L’École des stars was a French music competition and reality television series first broadcast in 2008 with a second series in 2009, both on Direct 8 television station, designed to find great child singers aged 8 to 12 years. Presenter for both seasons was Laurie Cholewa. The winner for the first season was Valentin and for the second season Léo Rispal.

==Season 1 (2008)==
The first season debuted on 11 November 2008 and continued till 16 December 2008. Episodes were broadcast at 20:40 on Tuesdays. There were 50 participants, from which ten were selected then five, then the winner. The winner of this series was 11-year-old Valentin.
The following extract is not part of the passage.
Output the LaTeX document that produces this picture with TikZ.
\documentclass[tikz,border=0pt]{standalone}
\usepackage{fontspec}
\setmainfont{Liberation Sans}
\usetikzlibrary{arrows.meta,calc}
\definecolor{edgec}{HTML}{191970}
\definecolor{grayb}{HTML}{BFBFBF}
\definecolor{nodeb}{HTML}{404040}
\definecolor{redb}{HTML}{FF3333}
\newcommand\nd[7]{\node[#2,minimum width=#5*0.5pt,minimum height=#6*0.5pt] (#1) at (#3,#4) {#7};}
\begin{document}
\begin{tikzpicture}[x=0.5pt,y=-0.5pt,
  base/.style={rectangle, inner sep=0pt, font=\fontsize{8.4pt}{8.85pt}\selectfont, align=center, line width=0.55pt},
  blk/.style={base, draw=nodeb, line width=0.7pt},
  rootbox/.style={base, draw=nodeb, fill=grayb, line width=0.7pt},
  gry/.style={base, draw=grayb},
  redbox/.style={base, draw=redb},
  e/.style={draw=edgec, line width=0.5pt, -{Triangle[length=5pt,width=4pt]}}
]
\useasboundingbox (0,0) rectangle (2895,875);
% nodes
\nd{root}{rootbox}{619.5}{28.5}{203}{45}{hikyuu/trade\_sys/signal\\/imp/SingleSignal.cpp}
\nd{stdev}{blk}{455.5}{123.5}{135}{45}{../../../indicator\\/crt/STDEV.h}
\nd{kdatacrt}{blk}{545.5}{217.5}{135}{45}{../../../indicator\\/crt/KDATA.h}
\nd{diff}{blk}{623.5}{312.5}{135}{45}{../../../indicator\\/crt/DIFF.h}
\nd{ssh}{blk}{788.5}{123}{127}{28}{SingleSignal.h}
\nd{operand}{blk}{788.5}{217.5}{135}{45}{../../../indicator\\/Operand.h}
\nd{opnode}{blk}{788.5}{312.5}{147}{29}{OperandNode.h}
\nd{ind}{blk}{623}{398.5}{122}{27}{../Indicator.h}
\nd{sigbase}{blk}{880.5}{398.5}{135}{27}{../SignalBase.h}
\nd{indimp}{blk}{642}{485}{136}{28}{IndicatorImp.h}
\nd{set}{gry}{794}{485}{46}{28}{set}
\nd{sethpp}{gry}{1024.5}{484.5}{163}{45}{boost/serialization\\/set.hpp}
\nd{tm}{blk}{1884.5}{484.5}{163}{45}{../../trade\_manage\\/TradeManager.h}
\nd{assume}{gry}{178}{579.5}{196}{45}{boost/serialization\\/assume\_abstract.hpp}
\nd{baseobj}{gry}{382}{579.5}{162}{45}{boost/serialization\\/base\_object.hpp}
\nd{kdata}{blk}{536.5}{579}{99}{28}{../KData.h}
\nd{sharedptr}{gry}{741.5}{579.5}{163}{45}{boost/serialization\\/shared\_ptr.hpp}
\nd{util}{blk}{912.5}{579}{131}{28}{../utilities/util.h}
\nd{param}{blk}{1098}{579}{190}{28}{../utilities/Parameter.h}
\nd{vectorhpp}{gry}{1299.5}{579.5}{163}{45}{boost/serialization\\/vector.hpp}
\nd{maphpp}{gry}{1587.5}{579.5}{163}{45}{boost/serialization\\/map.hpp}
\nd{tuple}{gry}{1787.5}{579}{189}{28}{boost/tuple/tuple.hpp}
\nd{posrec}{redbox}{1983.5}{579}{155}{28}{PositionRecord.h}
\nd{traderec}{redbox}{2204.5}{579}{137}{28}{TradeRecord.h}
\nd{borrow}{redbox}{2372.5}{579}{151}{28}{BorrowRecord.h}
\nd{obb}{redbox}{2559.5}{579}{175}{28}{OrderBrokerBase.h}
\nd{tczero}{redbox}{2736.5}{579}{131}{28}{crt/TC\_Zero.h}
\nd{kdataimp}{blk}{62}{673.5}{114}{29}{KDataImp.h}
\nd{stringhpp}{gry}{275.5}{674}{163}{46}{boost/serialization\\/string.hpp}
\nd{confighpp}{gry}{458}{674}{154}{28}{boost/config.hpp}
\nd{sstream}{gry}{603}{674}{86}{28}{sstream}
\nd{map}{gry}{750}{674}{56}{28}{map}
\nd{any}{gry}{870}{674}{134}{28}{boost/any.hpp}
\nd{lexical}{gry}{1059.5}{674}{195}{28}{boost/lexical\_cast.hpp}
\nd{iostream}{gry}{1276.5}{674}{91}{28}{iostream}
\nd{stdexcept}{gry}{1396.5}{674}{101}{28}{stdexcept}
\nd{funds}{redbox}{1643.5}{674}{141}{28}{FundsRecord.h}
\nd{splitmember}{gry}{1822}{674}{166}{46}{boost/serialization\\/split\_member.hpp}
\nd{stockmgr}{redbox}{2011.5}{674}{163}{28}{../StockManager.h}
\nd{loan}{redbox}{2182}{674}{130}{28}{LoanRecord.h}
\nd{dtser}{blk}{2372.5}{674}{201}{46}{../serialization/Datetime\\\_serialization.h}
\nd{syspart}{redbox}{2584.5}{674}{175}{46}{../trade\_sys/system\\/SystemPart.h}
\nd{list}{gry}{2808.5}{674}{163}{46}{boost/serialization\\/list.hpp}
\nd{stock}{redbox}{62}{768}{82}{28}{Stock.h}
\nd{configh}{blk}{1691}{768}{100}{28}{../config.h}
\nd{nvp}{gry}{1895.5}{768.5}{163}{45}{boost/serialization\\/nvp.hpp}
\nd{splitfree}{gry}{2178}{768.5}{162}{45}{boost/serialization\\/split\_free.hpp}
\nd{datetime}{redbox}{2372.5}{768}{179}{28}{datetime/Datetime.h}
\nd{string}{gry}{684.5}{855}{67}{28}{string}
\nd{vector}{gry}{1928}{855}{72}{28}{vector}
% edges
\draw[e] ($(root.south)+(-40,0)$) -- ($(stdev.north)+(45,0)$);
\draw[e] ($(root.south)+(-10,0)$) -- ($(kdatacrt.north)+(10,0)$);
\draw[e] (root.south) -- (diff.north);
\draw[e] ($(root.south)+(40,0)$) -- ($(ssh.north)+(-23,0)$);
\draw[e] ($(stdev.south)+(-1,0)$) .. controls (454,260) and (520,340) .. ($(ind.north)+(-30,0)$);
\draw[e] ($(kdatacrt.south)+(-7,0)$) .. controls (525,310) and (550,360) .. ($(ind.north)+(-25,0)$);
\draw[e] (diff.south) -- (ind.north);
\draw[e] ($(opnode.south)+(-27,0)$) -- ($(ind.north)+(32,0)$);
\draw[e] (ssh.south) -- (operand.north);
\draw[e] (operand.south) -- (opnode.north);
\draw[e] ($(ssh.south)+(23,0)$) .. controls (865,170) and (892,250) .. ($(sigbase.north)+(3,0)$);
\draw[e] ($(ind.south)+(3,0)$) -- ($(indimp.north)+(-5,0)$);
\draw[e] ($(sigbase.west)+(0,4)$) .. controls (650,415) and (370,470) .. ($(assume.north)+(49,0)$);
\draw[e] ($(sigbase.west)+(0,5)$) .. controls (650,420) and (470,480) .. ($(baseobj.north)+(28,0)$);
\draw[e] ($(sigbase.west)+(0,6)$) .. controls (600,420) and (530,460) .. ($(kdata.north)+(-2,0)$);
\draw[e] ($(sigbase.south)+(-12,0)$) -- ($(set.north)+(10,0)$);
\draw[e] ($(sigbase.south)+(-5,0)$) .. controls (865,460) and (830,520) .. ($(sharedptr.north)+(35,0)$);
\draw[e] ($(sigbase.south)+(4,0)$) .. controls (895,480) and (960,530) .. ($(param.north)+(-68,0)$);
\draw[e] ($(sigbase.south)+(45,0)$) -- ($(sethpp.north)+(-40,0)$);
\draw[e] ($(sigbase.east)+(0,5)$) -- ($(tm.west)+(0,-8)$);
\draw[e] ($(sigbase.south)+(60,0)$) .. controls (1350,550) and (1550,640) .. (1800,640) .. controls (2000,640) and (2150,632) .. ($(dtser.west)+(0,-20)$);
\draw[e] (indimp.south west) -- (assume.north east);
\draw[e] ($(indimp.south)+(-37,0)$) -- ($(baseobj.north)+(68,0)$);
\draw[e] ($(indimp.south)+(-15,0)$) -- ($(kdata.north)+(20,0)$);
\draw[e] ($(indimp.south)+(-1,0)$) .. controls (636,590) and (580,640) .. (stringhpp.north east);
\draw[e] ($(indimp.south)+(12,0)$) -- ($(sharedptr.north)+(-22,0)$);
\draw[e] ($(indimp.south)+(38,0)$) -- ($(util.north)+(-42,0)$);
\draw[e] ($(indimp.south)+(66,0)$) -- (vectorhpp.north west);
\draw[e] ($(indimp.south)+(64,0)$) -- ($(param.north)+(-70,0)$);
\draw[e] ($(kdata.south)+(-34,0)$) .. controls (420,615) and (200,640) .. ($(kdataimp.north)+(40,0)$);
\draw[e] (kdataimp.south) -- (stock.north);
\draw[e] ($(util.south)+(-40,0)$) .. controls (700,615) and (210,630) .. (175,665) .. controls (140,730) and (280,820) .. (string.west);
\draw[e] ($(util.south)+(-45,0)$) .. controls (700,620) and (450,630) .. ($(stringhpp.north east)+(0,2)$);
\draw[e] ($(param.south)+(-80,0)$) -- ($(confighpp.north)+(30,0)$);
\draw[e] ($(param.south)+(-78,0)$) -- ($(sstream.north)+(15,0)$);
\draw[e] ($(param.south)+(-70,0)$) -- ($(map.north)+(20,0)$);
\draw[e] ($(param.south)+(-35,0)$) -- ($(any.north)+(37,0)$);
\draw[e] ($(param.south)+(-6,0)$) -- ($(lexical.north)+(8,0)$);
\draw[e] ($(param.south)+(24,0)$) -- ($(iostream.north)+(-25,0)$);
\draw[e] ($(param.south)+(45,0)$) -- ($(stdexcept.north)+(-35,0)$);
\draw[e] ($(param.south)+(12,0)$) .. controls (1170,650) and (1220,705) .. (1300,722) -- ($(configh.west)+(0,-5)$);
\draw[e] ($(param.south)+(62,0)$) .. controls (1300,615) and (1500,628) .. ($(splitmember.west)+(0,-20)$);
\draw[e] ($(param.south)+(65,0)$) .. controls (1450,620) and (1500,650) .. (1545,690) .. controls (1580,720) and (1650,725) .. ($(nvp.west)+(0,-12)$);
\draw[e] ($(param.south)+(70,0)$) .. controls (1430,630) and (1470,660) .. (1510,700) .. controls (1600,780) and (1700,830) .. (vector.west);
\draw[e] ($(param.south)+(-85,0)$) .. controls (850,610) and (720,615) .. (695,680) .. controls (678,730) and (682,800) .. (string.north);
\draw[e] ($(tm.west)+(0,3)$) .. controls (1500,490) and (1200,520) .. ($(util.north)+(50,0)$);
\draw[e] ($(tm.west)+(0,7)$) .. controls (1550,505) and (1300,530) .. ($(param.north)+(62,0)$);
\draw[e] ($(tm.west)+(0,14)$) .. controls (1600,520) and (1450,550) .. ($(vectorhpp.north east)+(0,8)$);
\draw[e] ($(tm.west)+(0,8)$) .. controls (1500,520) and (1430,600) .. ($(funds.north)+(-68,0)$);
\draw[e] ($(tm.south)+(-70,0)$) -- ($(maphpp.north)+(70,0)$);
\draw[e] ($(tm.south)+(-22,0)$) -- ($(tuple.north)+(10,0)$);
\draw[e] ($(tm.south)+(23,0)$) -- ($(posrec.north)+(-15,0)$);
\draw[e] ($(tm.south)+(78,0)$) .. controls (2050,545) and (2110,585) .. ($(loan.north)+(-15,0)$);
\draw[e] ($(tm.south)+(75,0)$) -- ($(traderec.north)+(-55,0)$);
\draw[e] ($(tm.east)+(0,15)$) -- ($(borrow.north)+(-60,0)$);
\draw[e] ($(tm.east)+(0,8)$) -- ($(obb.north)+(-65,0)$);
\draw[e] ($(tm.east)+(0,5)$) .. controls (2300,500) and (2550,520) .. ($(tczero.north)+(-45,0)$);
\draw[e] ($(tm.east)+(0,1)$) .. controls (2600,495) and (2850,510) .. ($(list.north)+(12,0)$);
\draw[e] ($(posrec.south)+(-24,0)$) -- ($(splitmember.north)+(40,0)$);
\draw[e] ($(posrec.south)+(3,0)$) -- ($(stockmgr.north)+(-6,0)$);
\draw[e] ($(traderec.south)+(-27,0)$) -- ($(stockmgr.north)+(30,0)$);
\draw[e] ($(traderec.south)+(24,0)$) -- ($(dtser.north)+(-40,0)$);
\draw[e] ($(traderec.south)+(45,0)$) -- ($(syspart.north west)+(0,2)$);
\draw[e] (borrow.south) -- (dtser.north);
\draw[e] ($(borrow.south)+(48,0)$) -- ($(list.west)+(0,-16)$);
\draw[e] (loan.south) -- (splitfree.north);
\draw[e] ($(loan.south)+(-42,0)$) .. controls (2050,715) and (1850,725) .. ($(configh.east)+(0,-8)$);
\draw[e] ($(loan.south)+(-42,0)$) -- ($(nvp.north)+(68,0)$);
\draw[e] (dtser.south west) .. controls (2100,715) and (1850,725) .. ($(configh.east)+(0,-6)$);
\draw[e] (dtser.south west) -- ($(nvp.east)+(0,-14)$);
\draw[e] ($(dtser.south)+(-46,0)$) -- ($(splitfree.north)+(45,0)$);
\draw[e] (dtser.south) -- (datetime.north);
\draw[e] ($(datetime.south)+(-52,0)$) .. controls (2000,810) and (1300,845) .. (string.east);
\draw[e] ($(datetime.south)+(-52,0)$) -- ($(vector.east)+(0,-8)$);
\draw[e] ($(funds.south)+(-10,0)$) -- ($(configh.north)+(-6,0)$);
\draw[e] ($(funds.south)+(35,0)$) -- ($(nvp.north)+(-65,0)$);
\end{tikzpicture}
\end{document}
The permanent jury was composed of Nathalie Corré and Bruno Berberes and joined by guest artist / juries that changed from episode to episode including Natasha St-Pier, Roch Voisine, Patrick Fiori, Julie Zenatti and Gilbert Montagné. Another participant in the show was Louane.

==Season 2 (2009)==
The second season of L'École des stars started on 20 November 2009 and finished on 25 December 2009. Episodes were broadcast at 20:40 on Fridays. There were 32 participants after a national casting in which more than 2000 children applied. From the 32 candidates, ten were selected and then four finalists, then the winner. The winner of this series was the 9-year-old Léo Rispal. The permanent jury was composed of Maureen Dor and Bruno Berberes with invited artist / juries that changed from episode to episode including Sofia Essaïdi, Hélène Ségara, Didier Barbelivien, Amandine Bourgeois, Dany Brillant and Tina Arena. Guest performing artists were Sliimy, Emmanuel Moire, Rose, Amaury Vassili, La troupe de Mozart and Peps.